24 February 2012

Poker face

One afternoon I donned my white coat and "shadowed" (observed) a physician in the community. This physician was particularly talented at bonding with her patients. Several patients made a point of telling me that I was fortunate to be learning from a doctor who listens so well.

We encountered a patient who was fidgeting and whose eyes appeared sunken. When the doctor asked what had brought her into clinic, she replied that it was anxiety.

The doctor asked her to describe what was making her anxious.

The patient had infidelity problems in her marriage. Their son had recently been diagnosed with a major illness. She had discovered that her husband had secretly spent their life savings pursuing an addiction. Her husband was refusing counseling.

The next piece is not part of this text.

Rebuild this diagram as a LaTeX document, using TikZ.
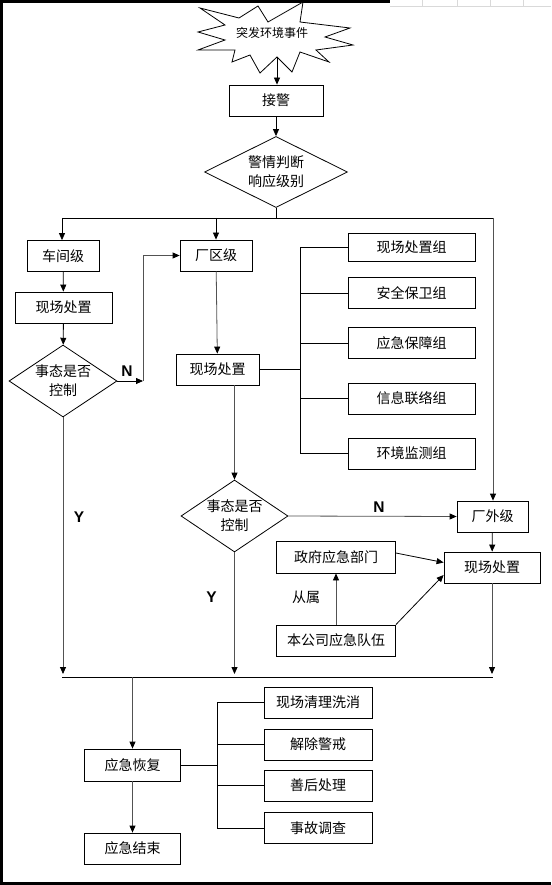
\documentclass[tikz,border=0pt]{standalone}
\usepackage{fontspec}
\setmainfont{Liberation Sans}
\newfontfamily\cjk{Noto Sans CJK SC}
\usetikzlibrary{shapes.geometric,arrows.meta}
\tikzset{
  box/.style={draw, fill=white, inner sep=0pt, minimum height=31pt},
  cond/.style={draw, diamond, inner sep=0pt, align=center, aspect=1.5},
  arr/.style={-{Triangle[length=7pt,width=6pt]}},
  gline/.style={draw=black!68, -{Triangle[length=7pt,width=6pt,color=black]}},
  yn/.style={font=\bfseries\fontsize{15.5}{15.5}\selectfont},
}
\begin{document}
\begin{tikzpicture}[x=1pt,y=-1pt,line width=0.8pt,
    every node/.style={font=\cjk\fontsize{14}{19}\selectfont}]
  \useasboundingbox (0,0) rectangle (551,885);
  \fill[white] (0,0) rectangle (551,885);
  \draw[black!15,line width=0.6pt] (390,6) -- (551,6)
    (422,0) -- (422,6) (457,0) -- (457,6) (490,0) -- (490,6) (523,0) -- (523,6);
  \draw[line width=3pt] (0,1.2) -- (390,1.2);
  \draw[line width=3pt] (1.5,0) -- (1.5,885);
  \draw[line width=3pt] (0,883.5) -- (551,883.5);
  \draw[fill=white] (200,8) -- (239,18) -- (258,6) -- (268,22) -- (303,2) -- (300,22)
    -- (350,28) -- (325,37) -- (353,45) -- (316,50) -- (329,62) -- (300,52)
    -- (292,72) -- (277,57) -- (260,73) -- (250,55) -- (232,62) -- (235,50)
    -- (198,50) -- (225,40) -- (198,32) -- (225,25) -- cycle;
  \node (evt) at (272,33) {\fontsize{12}{12}\selectfont 突发环境事件};
  \coordinate (sb) at (277,57);
  \node[box, minimum width=94pt] (jj) at (276,100.5) {接警};
  \node[cond, aspect=2, minimum width=143pt, minimum height=71pt] (d0) at (276,172) {警情判断\\响应级别};
  \node[box, minimum width=72pt] (cj) at (63,256) {车间级};
  \node[box, minimum width=97pt] (xc1) at (63.5,307.5) {现场处置};
  \node[cond, minimum width=108pt, minimum height=72pt] (d1) at (63,381) {事态是否\\控制};
  \node[box, minimum width=72pt] (cq) at (216,255.5) {厂区级};
  \node[box, minimum width=83pt] (xc2) at (217.5,369.5) {现场处置};
  \node[box, minimum width=127pt, minimum height=28pt] (g1) at (411.5,247.5) {现场处置组};
  \node[box, minimum width=127pt] (g2) at (411.5,293) {安全保卫组};
  \node[box, minimum width=127pt] (g3) at (411.5,343) {应急保障组};
  \node[box, minimum width=127pt] (g4) at (411.5,398.5) {信息联络组};
  \node[box, minimum width=127pt] (g5) at (411.5,453.5) {环境监测组};
  \node[cond, minimum width=107pt, minimum height=72pt] (d2) at (234.5,516) {事态是否\\控制};
  \node[box, minimum width=71pt] (cw) at (492.5,516.5) {厂外级};
  \node[box, minimum width=96pt] (xc3) at (492,567.5) {现场处置};
  \node[box, minimum width=119pt, minimum height=32pt] (zf) at (336,557) {政府应急部门};
  \node[box, minimum width=119pt] (bg) at (336,640.5) {本公司应急队伍};
  \node[box, minimum width=96pt, minimum height=32pt] (hf) at (132.5,765) {应急恢复};
  \node[box, minimum width=96pt] (js) at (132.5,848.5) {应急结束};
  \node[box, minimum width=108pt] (r1) at (318,702.5) {现场清理洗消};
  \node[box, minimum width=108pt] (r2) at (318,744.5) {解除警戒};
  \node[box, minimum width=108pt] (r3) at (318,785.5) {善后处理};
  \node[box, minimum width=108pt] (r4) at (318,828) {事故调查};
  \node[yn] (n1) at (127,371) {N};
  \node[yn] (n2) at (379,507) {N};
  \node[yn] (y1) at (79,517) {Y};
  \node[yn] (y2) at (211.5,597) {Y};
  \node (cs) at (306,597) {从属};
  \coordinate (tl) at (62,218);
  \coordinate (tr) at (493,218);
  \coordinate (nb) at (143,381);
  \coordinate (gb) at (300,369.5);
  \coordinate (bl) at (62,677);
  \coordinate (br) at (493,677);
  \coordinate (rb) at (217,765);
  \draw[arr] (sb) -- (sb |- jj.north);
  \draw[arr] (jj) -- (d0);
  \draw (d0.south) -- (d0.south |- tl);
  \draw (tl) -- (tr);
  \draw[arr] (tl) -- (tl |- cj.north);
  \draw[arr] (cq.north |- tl) -- (cq.north);
  \draw[gline] (tr) -- (tr |- cw.north);
  \draw[arr] (cj) -- (xc1);
  \draw[arr] (xc1) -- (d1);
  \draw[arr] (d1.east) -- (nb);
  \draw[gline] (nb) |- (cq.west);
  \draw[gline] (cq) -- (xc2);
  \draw (xc2.east) -- (gb);
  \draw (gb |- g1.west) -- (gb |- g5.west);
  \foreach \g in {g1,g2,g3,g4,g5}
    \draw (gb |- \g.west) -- (\g.west);
  \draw[gline] (d2.north |- xc2.south) -- (d2.north);
  \draw[gline] (d2.east) -- (cw.west);
  \draw[arr] (cw) -- (xc3);
  \draw[arr] ([yshift=4pt]zf.east) -- ([yshift=5pt]xc3.west);
  \draw[gline] (bg) -- (zf);
  \draw[arr] (bg.north east) -- ([yshift=-7.5pt]xc3.west);
  \draw[gline,shorten >=3pt] (d1.south) -- (d1.south |- bl);
  \draw[gline,shorten >=3pt] (d2.south) -- (d2.south |- bl);
  \draw[gline,shorten >=3pt] (xc3.south) -- (xc3.south |- br);
  \draw (bl) -- (br);
  \draw[gline] (hf.north |- bl) -- (hf.north);
  \draw[gline] (hf) -- (js);
  \draw (hf.east) -- (rb);
  \draw (rb |- r1.west) -- (rb |- r4.west);
  \foreach \r in {r1,r2,r3,r4}
    \draw (rb |- \r.west) -- (\r.west);
\end{tikzpicture}
\end{document}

Her tragic story tore at me (how could it not?). While she was telling it, I was unsure how I ought to outwardly react. Should my facial expression and my body language reveal or at least hint at my horror and my sadness? Should my brow be furrowed or not? Should I be nodding or shaking my head? Throughout the patient visit, my preceptor needed to convey to the patient that she understood her pain, that it was natural for the patient to feel the way she does, that the patient was no less of a person because of all of this, and that there was hope. I studied my preceptor intently throughout the patient encounter, and her expression was rather neutral and calm throughout. In all, I thought the preceptor did an excellent job, and the patient appeared to be feeling more relaxed by the end of the visit.

Our curriculum includes workshops on patient interaction, although I'm not sure to what extent these skills are innate and to what extent they can be learned. A doctor needs to be many things to be effective with patients: an astute observer, a motivated learner, a good communicator, and an engaged listener. Even if a clinician is the right person for the job, it is a tough balance to strike.